- _REQUIRED TASK_:
Exclude pictures. Extract exactly the lines from the one that contains "Rebuild this chart" down to the one that contains "hours = list(range(25))", both included.

Start of DATA SUPPLIED

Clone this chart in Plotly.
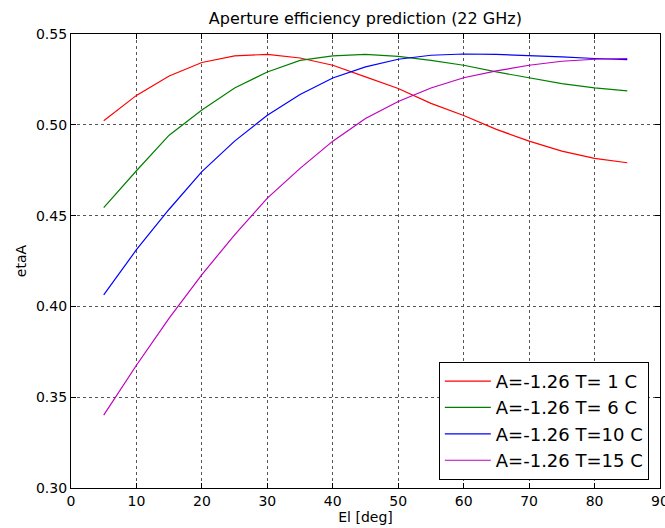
import plotly.graph_objects as go

# Elevation samples (deg)
elevation = [5, 10, 15, 20, 25, 30, 35, 40, 45, 50, 55, 60, 65, 70, 75, 80, 85]

# Predicted aperture efficiency for each temperature
eta_t1 = [0.5022, 0.5162, 0.5269, 0.5343, 0.5379, 0.5388, 0.5368, 0.5328, 0.5264,
          0.5200, 0.5118, 0.5051, 0.4975, 0.4910, 0.4855, 0.4815, 0.4791]
eta_t6 = [0.4544, 0.4747, 0.4943, 0.5081, 0.5203, 0.5291, 0.5355, 0.5379, 0.5388,
          0.5377, 0.5355, 0.5328, 0.5291, 0.5258, 0.5227, 0.5203, 0.5187]
eta_t10 = [0.4064, 0.4312, 0.4535, 0.4742, 0.4910, 0.5053, 0.5167, 0.5258, 0.5319,
           0.5361, 0.5383, 0.5390, 0.5388, 0.5383, 0.5374, 0.5365, 0.5359]
eta_t15 = [0.3401, 0.3676, 0.3935, 0.4175, 0.4394, 0.4596, 0.4760, 0.4910, 0.5035,
           0.5128, 0.5203, 0.5259, 0.5297, 0.5328, 0.5350, 0.5361, 0.5365]

series_names = ["A=-1.26 T= 1 C", "A=-1.26 T= 6 C", "A=-1.26 T=10 C", "A=-1.26 T=15 C"]
series_values = [eta_t1, eta_t6, eta_t10, eta_t15]
series_colors = ["#ff0000", "#008000", "#0000ff", "#bf00bf"]

x_ticks = [0, 10, 20, 30, 40, 50, 60, 70, 80, 90]
y_ticks = [0.30, 0.35, 0.40, 0.45, 0.50, 0.55]

font_family = "DejaVu Sans"

fig = go.Figure()
for name, vals, color in zip(series_names, series_values, series_colors):
    fig.add_trace(go.Scatter(
        x=elevation, y=vals, mode="lines", name=name,
        line=dict(color=color, width=1.2),
    ))

axis_common = dict(
    showline=True, linecolor="black", linewidth=1.2, mirror="allticks",
    ticks="inside", ticklen=5, tickwidth=1, tickcolor="black",
    showgrid=True, gridcolor="#555555", griddash="dot", gridwidth=1,
    zeroline=False, ticklabeloverflow="allow", automargin=False,
    tickfont=dict(family=font_family, size=14, color="black"),
)

fig.update_xaxes(
    range=[0, 90], tickvals=x_ticks, ticktext=[str(v) for v in x_ticks],
    title=dict(text="El [deg]", font=dict(family=font_family, size=14, color="black"), standoff=3),
    **axis_common,
)
fig.update_yaxes(
    range=[0.30, 0.55], tickvals=y_ticks, ticktext=[f"{v:.2f}" for v in y_ticks],
    title=dict(text="etaA", font=dict(family=font_family, size=14, color="black"), standoff=6),
    **axis_common,
)

fig.update_layout(
    width=665, height=528,
    margin=dict(l=71, r=5, t=34, b=40),
    paper_bgcolor="white", plot_bgcolor="white",
    font=dict(family=font_family, color="black"),
    title=dict(
        text="Aperture efficiency prediction (22 GHz)",
        font=dict(family=font_family, size=16, color="black"),
        x=0.5494, xanchor="center", y=0.965, yanchor="middle",
    ),
    legend=dict(
        x=0.981, y=0.018, xanchor="right", yanchor="bottom",
        bgcolor="white", bordercolor="black", borderwidth=1,
        font=dict(family=font_family, size=18, color="black"),
        itemwidth=46,
    ),
    showlegend=True,
)

fig.write_html("out.html")
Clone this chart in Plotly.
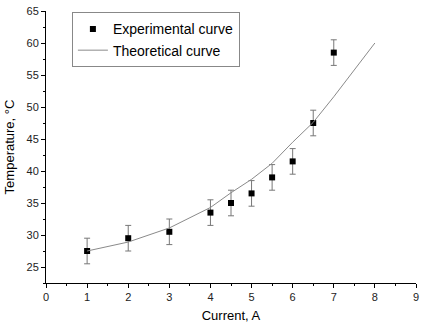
import plotly.graph_objects as go

current = [1, 2, 3, 4, 4.5, 5, 5.5, 6, 6.5, 7]
temperature = [27.5, 29.5, 30.5, 33.5, 35.0, 36.5, 39.0, 41.5, 47.5, 58.5]
temp_err = [2, 2, 2, 2, 2, 2, 2, 2, 2, 2]

theory_current = [1, 2, 3, 4, 4.5, 5, 5.5, 6, 6.5, 7, 8]
theory_temp = [27.5, 28.9, 31.1, 34.3, 36.6, 38.7, 41.2, 44.5, 47.6, 51.6, 60.0]

FONT = "Liberation Sans, Arial, sans-serif"

fig = go.Figure()
fig.add_trace(go.Scatter(
    x=current, y=temperature, mode="markers", name="Experimental curve",
    marker=dict(symbol="square", size=6, color="black"),
    error_y=dict(type="data", array=temp_err, visible=True, color="#777777",
                 thickness=1, width=3),
))
fig.add_trace(go.Scatter(
    x=theory_current, y=theory_temp, mode="lines", name="Theoretical curve",
    line=dict(color="#8a8a8a", width=1),
))

fig.update_layout(
    width=424, height=327,
    margin=dict(l=46, r=5, t=7, b=44),
    paper_bgcolor="white", plot_bgcolor="white",
    font=dict(family=FONT, size=11, color="#222222"),
    showlegend=True,
    legend=dict(x=0.07, y=0.995, xanchor="left", yanchor="top",
                bordercolor="#888888", borderwidth=1, bgcolor="white",
                font=dict(size=14, family=FONT, color="black"),
                tracegroupgap=0, itemwidth=30),
    xaxis=dict(range=[0, 9], dtick=1, showgrid=False, zeroline=False,
               showline=True, linecolor="black", linewidth=1,
               ticks="outside", ticklen=4, tickcolor="black",
               minor=dict(dtick=0.5, ticks="outside", ticklen=2, tickcolor="black"),
               title=dict(text="Current, A", font=dict(size=13, color="black"), standoff=8),
               tickfont=dict(size=11)),
    yaxis=dict(range=[22.5, 65], tick0=25, dtick=5, showgrid=False, zeroline=False,
               showline=True, linecolor="black", linewidth=1,
               ticks="outside", ticklen=4, tickcolor="black",
               minor=dict(dtick=2.5, ticks="outside", ticklen=2, tickcolor="black"),
               title=dict(text="Temperature, °C", font=dict(size=13, color="black"), standoff=8),
               tickfont=dict(size=11)),
)

fig.write_html("out.html")
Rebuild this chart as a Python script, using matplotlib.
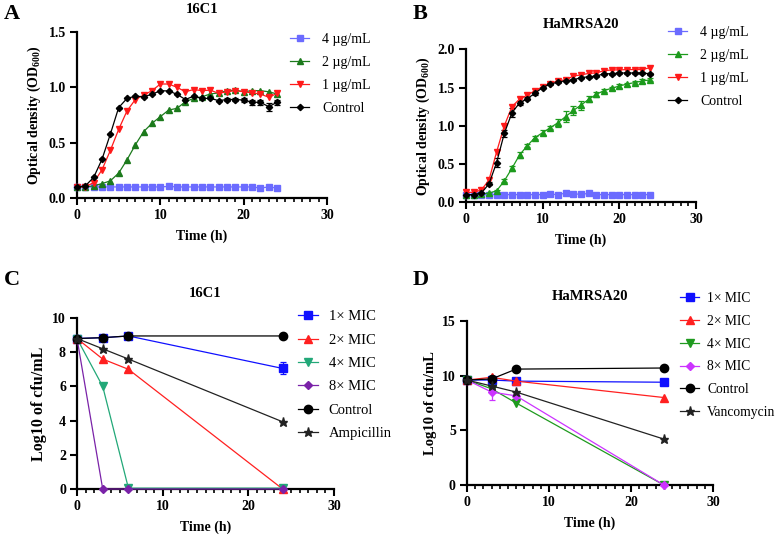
import matplotlib
matplotlib.use("Agg")
import matplotlib.pyplot as plt
from matplotlib.ticker import MultipleLocator, FormatStrFormatter

plt.rcParams["font.family"] = ["Liberation Serif", "DejaVu Serif"]
plt.rcParams["mathtext.fontset"] = "custom"
plt.rcParams["mathtext.rm"] = "Liberation Serif:bold"
plt.rcParams["mathtext.bf"] = "Liberation Serif:bold"

# ---- panel A / B data (growth curves, hourly 0..24) ----
hours = list(range(25))

a_4ug = [0.10, 0.10, 0.10, 0.10, 0.10, 0.10, 0.10, 0.10, 0.10, 0.10, 0.10, 0.105, 0.10,
         0.10, 0.10, 0.10, 0.10, 0.10, 0.10, 0.10, 0.10, 0.10, 0.09, 0.10, 0.09]
a_2ug = [0.10, 0.10, 0.11, 0.13, 0.155, 0.225, 0.345, 0.48, 0.60, 0.675, 0.735, 0.795, 0.81,
         0.87, 0.90, 0.915, 0.94, 0.95, 0.97, 0.975, 0.96, 0.97, 0.97, 0.96, 0.94]
a_1ug = [0.10, 0.10, 0.14, 0.255, 0.43, 0.62, 0.787, 0.89, 0.93, 0.97, 1.03, 1.03, 1.00,
         0.96, 0.98, 0.97, 0.975, 0.945, 0.96, 0.97, 0.96, 0.95, 0.94, 0.91, 0.945]
a_ctrl = [0.10, 0.11, 0.186, 0.35, 0.577, 0.817, 0.90, 0.92, 0.915, 0.937, 0.97, 0.967, 0.937,
          0.89, 0.92, 0.90, 0.90, 0.88, 0.89, 0.89, 0.885, 0.865, 0.865, 0.825, 0.865]
a_ctrl_err = [0, 0, 0, 0, 0, 0, 0, 0, 0, 0, 0, 0, 0,
              0, 0, 0, 0, 0, 0.01, 0.01, 0.015, 0.025, 0.025, 0.035, 0.025]

b_4ug = [0.10, 0.10, 0.10, 0.10, 0.10, 0.10, 0.10, 0.10, 0.10, 0.10, 0.10, 0.105, 0.10,
         0.12, 0.11, 0.105, 0.115, 0.10, 0.10, 0.10, 0.10, 0.10, 0.10, 0.10, 0.10]
b_2ug = [0.10, 0.10, 0.11, 0.12, 0.15, 0.28, 0.445, 0.62, 0.74, 0.845, 0.91, 0.975, 1.04,
         1.12, 1.20, 1.27, 1.345, 1.41, 1.46, 1.49, 1.52, 1.545, 1.565, 1.585, 1.60]
b_2ug_err = [0, 0, 0, 0, 0.01, 0.02, 0.03, 0.04, 0.02, 0.02, 0.03, 0.02, 0.05,
             0.07, 0.06, 0.06, 0.04, 0.03, 0.02, 0.02, 0.02, 0.02, 0.02, 0.02, 0.02]
b_1ug = [0.13, 0.13, 0.16, 0.29, 0.66, 1.00, 1.25, 1.35, 1.40, 1.46, 1.51, 1.55, 1.59,
         1.60, 1.65, 1.665, 1.685, 1.69, 1.72, 1.73, 1.73, 1.735, 1.735, 1.735, 1.76]
b_ctrl = [0.10, 0.10, 0.12, 0.24, 0.52, 0.90, 1.17, 1.30, 1.355, 1.425, 1.50, 1.545, 1.57,
          1.59, 1.60, 1.63, 1.64, 1.65, 1.68, 1.68, 1.69, 1.69, 1.69, 1.69, 1.68]
b_ctrl_err = [0, 0, 0, 0.02, 0.06, 0.05, 0.06, 0.03, 0.02, 0.02, 0.01, 0.01, 0.01,
              0.01, 0.01, 0.01, 0.01, 0.01, 0.01, 0.01, 0.01, 0.01, 0.01, 0.01, 0.01]

# ---- panel C / D data (time-kill, 0/3/6/24 h) ----
kill_t = [0, 3, 6, 24]

c_1x = [8.8, 8.85, 8.95, 7.05]
c_1x_err = [0, 0, 0, 0.35]
c_2x = [8.8, 7.6, 7.0, 0.0]
c_4x = [8.8, 6.0, 0.05, 0.05]
c_8x = [8.8, 0.0, 0.0, 0.0]
c_ctrl = [8.8, 8.85, 8.95, 8.95]
c_amp = [8.8, 8.2, 7.6, 3.93]

d_1x = [9.6, 9.6, 9.5, 9.4]
d_2x = [9.6, 9.85, 9.5, 8.0]
d_4x = [9.6, 8.8, 7.5, 0.0]
d_8x = [9.6, 8.5, 8.15, 0.0]
d_8x_err = [0, 0.7, 0.2, 0]
d_ctrl = [9.6, 9.7, 10.6, 10.7]
d_vanc = [9.6, 9.05, 8.5, 4.2]

growth_labels = ["4 µg/mL", "2 µg/mL", "1 µg/mL", "Control"]
c_labels = ["1× MIC", "2× MIC", "4× MIC", "8× MIC", "Control", "Ampicillin"]
d_labels = ["1× MIC", "2× MIC", "4× MIC", "8× MIC", "Control", "Vancomycin"]

fig = plt.figure(figsize=(7.77, 5.35), dpi=100)


def style_axes(ax, ymax, ystep, yfmt):
    for s in ["top", "right"]:
        ax.spines[s].set_visible(False)
    for s in ["left", "bottom"]:
        ax.spines[s].set_linewidth(1.6)
    ax.set_xlim(0, 30)
    ax.set_ylim(0, ymax)
    ax.xaxis.set_major_locator(MultipleLocator(10))
    ax.xaxis.set_minor_locator(MultipleLocator(1))
    ax.yaxis.set_major_locator(MultipleLocator(ystep))
    ax.yaxis.set_major_formatter(FormatStrFormatter(yfmt))
    ax.tick_params(axis="both", which="major", width=1.5, length=5, labelsize=10, pad=3)
    ax.tick_params(axis="x", which="minor", width=1.2, length=3)
    for lab in ax.get_xticklabels() + ax.get_yticklabels():
        lab.set_fontweight("bold")
    ax.set_xlabel("Time (h)", fontsize=10, fontweight="bold", labelpad=5)


def line(ax, x, y, color, marker, ms, err=None, lw=0.9):
    c = ax.errorbar(x, y, yerr=err, color=color, marker=marker, markersize=ms, lw=lw,
                    elinewidth=0.9, capsize=2.5, capthick=0.9, clip_on=False, zorder=3)
    return c[0]


def legend(ax, handles, labels, x, y, fs, spacing, pad=0.9):
    ax.legend(handles, labels, loc="upper left", bbox_to_anchor=(x / 777, 1 - y / 535),
              bbox_transform=fig.transFigure, frameon=False, fontsize=fs,
              handlelength=1.4, handletextpad=pad, labelspacing=spacing, borderpad=0,
              borderaxespad=0)


# panel A
axA = fig.add_axes([0.0991, 0.6299, 0.3218, 0.3103])
hA = [line(axA, hours, a_4ug, "#6b6bff", "s", 4.5),
      line(axA, hours, a_2ug, "#1c7a1c", "^", 4.5),
      line(axA, hours, a_1ug, "#ff1a1a", "v", 4.5),
      line(axA, hours, a_ctrl, "black", "D", 3.2, err=a_ctrl_err)]
style_axes(axA, 1.5, 0.5, "%.1f")
axA.set_ylabel("Optical density (OD$_{600}$)", fontsize=10, fontweight="bold")
axA.set_title("16C1", fontsize=10.5, fontweight="bold", pad=14)
legend(axA, hA, growth_labels, 290, 33, 10, 0.72)

# panel B
axB = fig.add_axes([0.5997, 0.6219, 0.296, 0.286])
hB = [line(axB, hours, b_4ug, "#6b6bff", "s", 4.5),
      line(axB, hours, b_2ug, "#1c9a1c", "^", 4.5, err=b_2ug_err),
      line(axB, hours, b_1ug, "#ff1a1a", "v", 4.5),
      line(axB, hours, b_ctrl, "black", "D", 3.2, err=b_ctrl_err)]
style_axes(axB, 2.0, 0.5, "%.1f")
axB.set_ylabel("Optical density (OD$_{600}$)", fontsize=10, fontweight="bold")
axB.set_title("HaMRSA20", fontsize=10.5, fontweight="bold", pad=15)
legend(axB, hB, growth_labels, 668, 26, 10, 0.72)

# panel C
axC = fig.add_axes([0.0991, 0.086, 0.3308, 0.3196])
hC = [line(axC, kill_t, c_1x, "#1010ff", "s", 6, err=c_1x_err),
      line(axC, kill_t, c_2x, "#ff2020", "^", 5.5),
      line(axC, kill_t, c_4x, "#22a878", "v", 5.5),
      line(axC, kill_t, c_8x, "#7a22a8", "D", 4),
      line(axC, kill_t, c_ctrl, "black", "o", 6),
      line(axC, kill_t, c_amp, "#222222", "*", 6.5)]
style_axes(axC, 10, 2, "%d")
axC.set_ylabel("Log10 of cfu/mL", fontsize=11.5, fontweight="bold")
axC.set_title("16C1", fontsize=10.5, fontweight="bold", pad=15)
legend(axC, hC, c_labels, 298, 310, 10.5, 0.7, pad=0.7)

# panel D
axD = fig.add_axes([0.601, 0.0935, 0.3166, 0.3065])
hD = [line(axD, kill_t, d_1x, "#1010ff", "s", 6),
      line(axD, kill_t, d_2x, "#ff2020", "^", 5.5),
      line(axD, kill_t, d_4x, "#1f9a1f", "v", 5.5),
      line(axD, kill_t, d_8x, "#cc33ff", "D", 4, err=d_8x_err),
      line(axD, kill_t, d_ctrl, "black", "o", 6),
      line(axD, kill_t, d_vanc, "#222222", "*", 6.5)]
style_axes(axD, 15, 5, "%d")
axD.set_ylabel("Log10 of cfu/mL", fontsize=10.5, fontweight="bold")
axD.set_title("HaMRSA20", fontsize=10.5, fontweight="bold", pad=15)
legend(axD, hD, d_labels, 680, 292, 9.8, 0.72, pad=0.6)

# panel letters
for letter, x, y in [("A", 4, 4), ("B", 413, 4), ("C", 4, 270), ("D", 413, 270)]:
    fig.text(x / 777, 1 - y / 535, letter, fontsize=16, fontweight="bold",
             ha="left", va="top")

fig.savefig("out.png", dpi=100)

End of DATA SUPPLIED

- _RESULT FOR THIS EXERCISE_:
Rebuild this chart as a Python script, using matplotlib.
import matplotlib
matplotlib.use("Agg")
import matplotlib.pyplot as plt
from matplotlib.ticker import MultipleLocator, FormatStrFormatter

plt.rcParams["font.family"] = ["Liberation Serif", "DejaVu Serif"]
plt.rcParams["mathtext.fontset"] = "custom"
plt.rcParams["mathtext.rm"] = "Liberation Serif:bold"
plt.rcParams["mathtext.bf"] = "Liberation Serif:bold"

# ---- panel A / B data (growth curves, hourly 0..24) ----
hours = list(range(25))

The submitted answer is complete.